Tabular Data Stream (TDS) Encryption Mechanics
TDS encryption can cause dramatic scalability problems in SQL Server 2014. As we shall see later, those performance bottlenecks don’t arise due to the CPU overhead inherent to encryption. Rather, it’s a consequence of how the task is being scheduled within the SQL Server.
First, let me summarize how TDS encryption works in SQL Server 2014, as explained here. A thread calls a Windows OS kernel function to encrypt a message. As this happens, SQL Server hands over the thread control to Windows.
This back and forth context switching causes delays in query execution, that are exposed through the wait event PREEMPTIVE_OS_ENCRYPTMESSAGE.

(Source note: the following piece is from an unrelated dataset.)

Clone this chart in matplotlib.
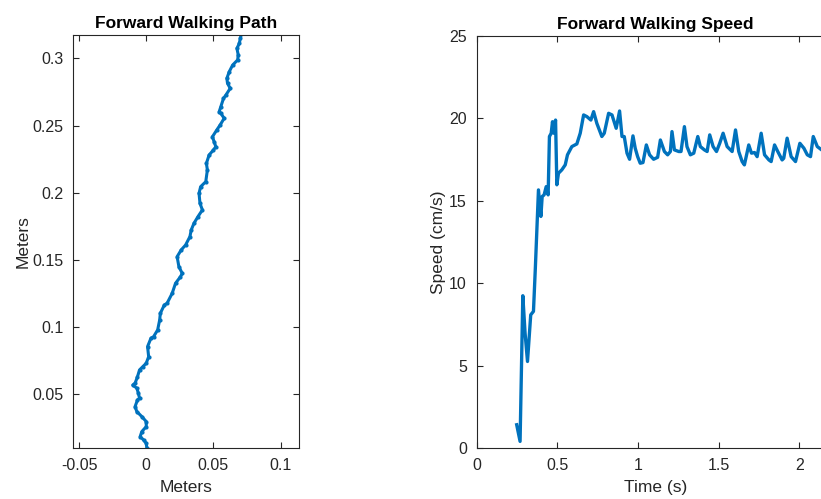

Fortunately, Microsoft improved the implementation in the SQL Server versions 2016 and 2017 – no context switching is performed in these releases.
Let me explain the methodology used for reaching the conclusions above.
Measurement
The following SQL batch generates lots of messages. At the end, it collects the following metrics: time elapsed, the number of context switches and PREEMPTIVE_OS_ENCRYPTMESSAGE wait statistics.
select @@spid
DBCC SQLPERF('sys.dm_os_wait_stats', CLEAR);
select @@VERSION
select encrypt_option from sys.dm_exec_connections where session_id = @@SPID
DECLARE @starttime datetime, @endtime datetime
DECLARE @cnt int = 0, @ts_start int ;
DECLARE @context_switches_before int, @context_switches_after int ;
SET @starttime =getdate() ;
select @context_switches_before = sum(context_switches_count)
from sys.dm_os_schedulers ;
--load
BEGIN
WHILE @cnt < 100000000
BEGIN
SET @cnt = @cnt + 1;
END;
END
select @context_switches_after = sum(context_switches_count)
from sys.dm_os_schedulers ;
select ( @context_switches_after - @context_switches_before ) context_switches ;
SET @endtime = GETDATE() ;
SELECT Datediff(s, @starttime, @endtime) elapsed_seconds
select * from sys.dm_os_wait_stats where wait_type = 'PREEMPTIVE_OS_ENCRYPTMESSAGE' ;
While the workload is running, we 're collecting the task's CPU time with the following script:
declare @spid int = 78, @i int = 1, @samples int = 120 ;
begin
while ( @i <= @samples )
begin
select cpu_time,total_elapsed_time, status, wait_type, wait_time,
scheduler_id
from sys.dm_exec_requests r
where session_id = @spid
waitfor delay '00:00:01'
set @i = @i + 1
end
end ;
A side note: it might seem easier - and more intuitive - to setup an Extended Events (XE) trace to collect the CPU time for the SQL batch. However, not only does the XE tracing provide an inaccurate information, but it also introduces a significant overhead, which would skew the test results. I elaborated on that in my previous blog post.
Results
I ran the tests on SQL Server 2014 and 2017 using both encrypted and non-encrypted connections. The following table clearly highlights the problem:
2014 enc | 2014 non-enc | 2017 enc | 2017 non-enc | |
---|---|---|---|---|
elapsed time | 99690 | 62127 | 66196 | 62442 |
CPU time | 84490 | 60764 | 65114 | 63165 |
PREEMPTIVE_OS_ENCRYPTMESSAGE | 28266 | 0 | 0 | 0 |
context switches | 1273235 | 1117 | 508 | 500 |
Legend:
2014 enc | SQL Server 2014 with encrpytion configured |
2014 non-enc | SQL Server 2014 without encrpytion configured |
2017 enc | SQL Server 2017 with encrpytion configured |
2017 non-enc | SQL Server 2017 without encrpytion configured |
elapsed time | elapsed time in ms |
CPU time | the time the SQL batch spent on CPU in ms |
PREEMPTIVE_OS_ENCRYPTMESSAGE | the total time waited on PREEMPTIVE_OS_ENCRYPTMESSAGE for the whole instance during the test in ms |
context switches | the total number of context switches for the whole instance during the test |
Summary
TDS encryption has a negligible performance impact in SQL Server 2017. In contrast, turning the encryption on can be detrimental to performance in SQL Server 2014, especially when lots of messages are being sent to the clients. This performance decrease isn't caused by the encryption itself - it's rather a consequence of a suboptimal thread handling.